(SHORT TASK)
Below is a listing; write it out exactly and drop any images from it.

(DATASET CONTENT)
<<<<

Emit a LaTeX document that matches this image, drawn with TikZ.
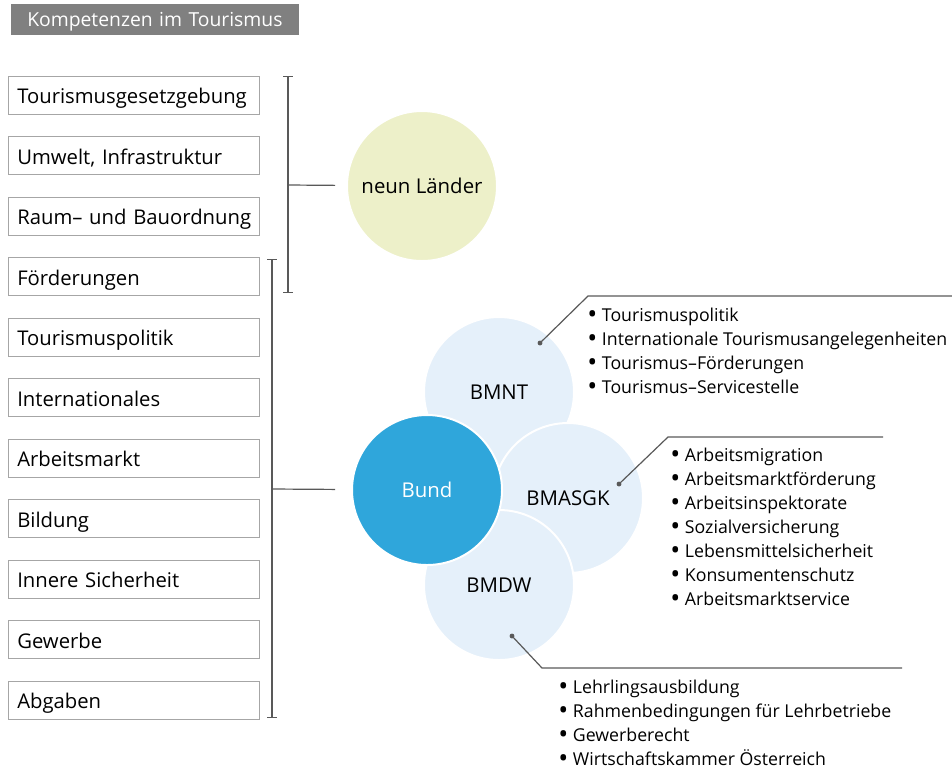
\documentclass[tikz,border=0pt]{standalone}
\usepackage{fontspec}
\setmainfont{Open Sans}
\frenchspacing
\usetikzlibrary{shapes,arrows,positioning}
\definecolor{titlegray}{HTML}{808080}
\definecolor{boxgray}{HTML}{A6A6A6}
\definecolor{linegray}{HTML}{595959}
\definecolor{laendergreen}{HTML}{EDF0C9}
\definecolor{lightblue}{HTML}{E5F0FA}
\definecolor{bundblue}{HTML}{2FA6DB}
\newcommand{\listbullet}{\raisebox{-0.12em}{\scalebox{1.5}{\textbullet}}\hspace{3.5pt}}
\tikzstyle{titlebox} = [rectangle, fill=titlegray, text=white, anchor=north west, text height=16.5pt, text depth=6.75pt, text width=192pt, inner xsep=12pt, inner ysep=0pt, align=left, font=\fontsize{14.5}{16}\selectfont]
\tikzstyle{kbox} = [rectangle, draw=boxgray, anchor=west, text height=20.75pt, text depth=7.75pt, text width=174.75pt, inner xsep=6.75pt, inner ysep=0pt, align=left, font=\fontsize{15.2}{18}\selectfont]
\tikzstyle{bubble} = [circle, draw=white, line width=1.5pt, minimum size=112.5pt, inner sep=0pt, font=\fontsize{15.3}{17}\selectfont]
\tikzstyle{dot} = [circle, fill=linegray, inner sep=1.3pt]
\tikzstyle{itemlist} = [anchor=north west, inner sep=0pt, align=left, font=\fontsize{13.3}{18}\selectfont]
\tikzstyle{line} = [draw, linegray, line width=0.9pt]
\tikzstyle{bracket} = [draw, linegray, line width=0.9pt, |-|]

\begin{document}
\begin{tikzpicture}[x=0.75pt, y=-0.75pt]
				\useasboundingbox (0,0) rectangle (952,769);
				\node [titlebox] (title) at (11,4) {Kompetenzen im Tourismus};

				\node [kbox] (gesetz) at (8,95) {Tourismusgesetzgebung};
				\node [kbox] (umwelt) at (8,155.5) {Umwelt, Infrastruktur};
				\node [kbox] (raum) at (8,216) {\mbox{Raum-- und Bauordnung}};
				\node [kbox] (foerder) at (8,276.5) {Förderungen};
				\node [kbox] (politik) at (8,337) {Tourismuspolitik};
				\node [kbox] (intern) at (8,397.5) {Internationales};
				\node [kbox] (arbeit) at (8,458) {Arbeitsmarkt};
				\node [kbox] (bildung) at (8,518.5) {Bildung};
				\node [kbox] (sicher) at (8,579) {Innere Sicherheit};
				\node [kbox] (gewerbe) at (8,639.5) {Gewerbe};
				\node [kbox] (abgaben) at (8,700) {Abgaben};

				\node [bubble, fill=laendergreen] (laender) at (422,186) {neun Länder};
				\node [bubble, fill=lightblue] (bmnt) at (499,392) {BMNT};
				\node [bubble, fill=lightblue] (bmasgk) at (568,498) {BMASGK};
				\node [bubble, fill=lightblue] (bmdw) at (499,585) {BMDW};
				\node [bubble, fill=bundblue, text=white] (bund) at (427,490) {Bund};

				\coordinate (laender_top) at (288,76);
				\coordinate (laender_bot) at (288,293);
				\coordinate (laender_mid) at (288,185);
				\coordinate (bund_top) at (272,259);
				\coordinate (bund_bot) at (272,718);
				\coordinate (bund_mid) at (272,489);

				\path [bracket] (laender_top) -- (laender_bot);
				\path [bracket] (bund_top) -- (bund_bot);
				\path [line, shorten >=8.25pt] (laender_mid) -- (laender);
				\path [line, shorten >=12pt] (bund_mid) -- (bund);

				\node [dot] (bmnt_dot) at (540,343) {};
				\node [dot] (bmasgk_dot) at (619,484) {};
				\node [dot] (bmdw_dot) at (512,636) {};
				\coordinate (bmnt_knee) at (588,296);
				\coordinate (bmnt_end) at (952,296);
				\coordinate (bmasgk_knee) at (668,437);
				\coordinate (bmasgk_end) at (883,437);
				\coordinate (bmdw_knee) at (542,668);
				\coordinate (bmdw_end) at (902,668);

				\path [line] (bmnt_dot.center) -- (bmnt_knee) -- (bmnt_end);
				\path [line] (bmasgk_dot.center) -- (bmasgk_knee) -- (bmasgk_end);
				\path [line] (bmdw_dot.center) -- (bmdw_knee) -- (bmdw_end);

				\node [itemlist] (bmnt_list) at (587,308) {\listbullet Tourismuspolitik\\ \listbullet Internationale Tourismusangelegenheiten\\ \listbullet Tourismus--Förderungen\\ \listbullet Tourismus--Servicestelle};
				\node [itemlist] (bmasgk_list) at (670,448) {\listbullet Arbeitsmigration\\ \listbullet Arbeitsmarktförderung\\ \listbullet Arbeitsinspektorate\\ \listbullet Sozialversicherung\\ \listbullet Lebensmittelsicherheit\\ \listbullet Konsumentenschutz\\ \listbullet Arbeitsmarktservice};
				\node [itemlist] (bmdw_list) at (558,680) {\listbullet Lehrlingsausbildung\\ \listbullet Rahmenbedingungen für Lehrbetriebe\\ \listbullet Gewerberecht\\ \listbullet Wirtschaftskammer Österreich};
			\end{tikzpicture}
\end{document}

>>>>

(SOLUTION TO THIS EXERCISE)
Emit a LaTeX document that matches this image, drawn with TikZ.
\documentclass[tikz,border=0pt]{standalone}
\usepackage{fontspec}
\setmainfont{Open Sans}
\frenchspacing
\usetikzlibrary{shapes,arrows,positioning}
\definecolor{titlegray}{HTML}{808080}
\definecolor{boxgray}{HTML}{A6A6A6}
\definecolor{linegray}{HTML}{595959}
\definecolor{laendergreen}{HTML}{EDF0C9}
\definecolor{lightblue}{HTML}{E5F0FA}
\definecolor{bundblue}{HTML}{2FA6DB}
\newcommand{\listbullet}{\raisebox{-0.12em}{\scalebox{1.5}{\textbullet}}\hspace{3.5pt}}
\tikzstyle{titlebox} = [rectangle, fill=titlegray, text=white, anchor=north west, text height=16.5pt, text depth=6.75pt, text width=192pt, inner xsep=12pt, inner ysep=0pt, align=left, font=\fontsize{14.5}{16}\selectfont]
\tikzstyle{kbox} = [rectangle, draw=boxgray, anchor=west, text height=20.75pt, text depth=7.75pt, text width=174.75pt, inner xsep=6.75pt, inner ysep=0pt, align=left, font=\fontsize{15.2}{18}\selectfont]
\tikzstyle{bubble} = [circle, draw=white, line width=1.5pt, minimum size=112.5pt, inner sep=0pt, font=\fontsize{15.3}{17}\selectfont]
\tikzstyle{dot} = [circle, fill=linegray, inner sep=1.3pt]
\tikzstyle{itemlist} = [anchor=north west, inner sep=0pt, align=left, font=\fontsize{13.3}{18}\selectfont]
\tikzstyle{line} = [draw, linegray, line width=0.9pt]
\tikzstyle{bracket} = [draw, linegray, line width=0.9pt, |-|]

\begin{document}
\begin{tikzpicture}[x=0.75pt, y=-0.75pt]
				\useasboundingbox (0,0) rectangle (952,769);
				\node [titlebox] (title) at (11,4) {Kompetenzen im Tourismus};

				\node [kbox] (gesetz) at (8,95) {Tourismusgesetzgebung};
				\node [kbox] (umwelt) at (8,155.5) {Umwelt, Infrastruktur};
				\node [kbox] (raum) at (8,216) {\mbox{Raum-- und Bauordnung}};
				\node [kbox] (foerder) at (8,276.5) {Förderungen};
				\node [kbox] (politik) at (8,337) {Tourismuspolitik};
				\node [kbox] (intern) at (8,397.5) {Internationales};
				\node [kbox] (arbeit) at (8,458) {Arbeitsmarkt};
				\node [kbox] (bildung) at (8,518.5) {Bildung};
				\node [kbox] (sicher) at (8,579) {Innere Sicherheit};
				\node [kbox] (gewerbe) at (8,639.5) {Gewerbe};
				\node [kbox] (abgaben) at (8,700) {Abgaben};

				\node [bubble, fill=laendergreen] (laender) at (422,186) {neun Länder};
				\node [bubble, fill=lightblue] (bmnt) at (499,392) {BMNT};
				\node [bubble, fill=lightblue] (bmasgk) at (568,498) {BMASGK};
				\node [bubble, fill=lightblue] (bmdw) at (499,585) {BMDW};
				\node [bubble, fill=bundblue, text=white] (bund) at (427,490) {Bund};

				\coordinate (laender_top) at (288,76);
				\coordinate (laender_bot) at (288,293);
				\coordinate (laender_mid) at (288,185);
				\coordinate (bund_top) at (272,259);
				\coordinate (bund_bot) at (272,718);
				\coordinate (bund_mid) at (272,489);

				\path [bracket] (laender_top) -- (laender_bot);
				\path [bracket] (bund_top) -- (bund_bot);
				\path [line, shorten >=8.25pt] (laender_mid) -- (laender);
				\path [line, shorten >=12pt] (bund_mid) -- (bund);

				\node [dot] (bmnt_dot) at (540,343) {};
				\node [dot] (bmasgk_dot) at (619,484) {};
				\node [dot] (bmdw_dot) at (512,636) {};
				\coordinate (bmnt_knee) at (588,296);
				\coordinate (bmnt_end) at (952,296);
				\coordinate (bmasgk_knee) at (668,437);
				\coordinate (bmasgk_end) at (883,437);
				\coordinate (bmdw_knee) at (542,668);
				\coordinate (bmdw_end) at (902,668);

				\path [line] (bmnt_dot.center) -- (bmnt_knee) -- (bmnt_end);
				\path [line] (bmasgk_dot.center) -- (bmasgk_knee) -- (bmasgk_end);
				\path [line] (bmdw_dot.center) -- (bmdw_knee) -- (bmdw_end);

				\node [itemlist] (bmnt_list) at (587,308) {\listbullet Tourismuspolitik\\ \listbullet Internationale Tourismusangelegenheiten\\ \listbullet Tourismus--Förderungen\\ \listbullet Tourismus--Servicestelle};
				\node [itemlist] (bmasgk_list) at (670,448) {\listbullet Arbeitsmigration\\ \listbullet Arbeitsmarktförderung\\ \listbullet Arbeitsinspektorate\\ \listbullet Sozialversicherung\\ \listbullet Lebensmittelsicherheit\\ \listbullet Konsumentenschutz\\ \listbullet Arbeitsmarktservice};
				\node [itemlist] (bmdw_list) at (558,680) {\listbullet Lehrlingsausbildung\\ \listbullet Rahmenbedingungen für Lehrbetriebe\\ \listbullet Gewerberecht\\ \listbullet Wirtschaftskammer Österreich};
			\end{tikzpicture}
\end{document}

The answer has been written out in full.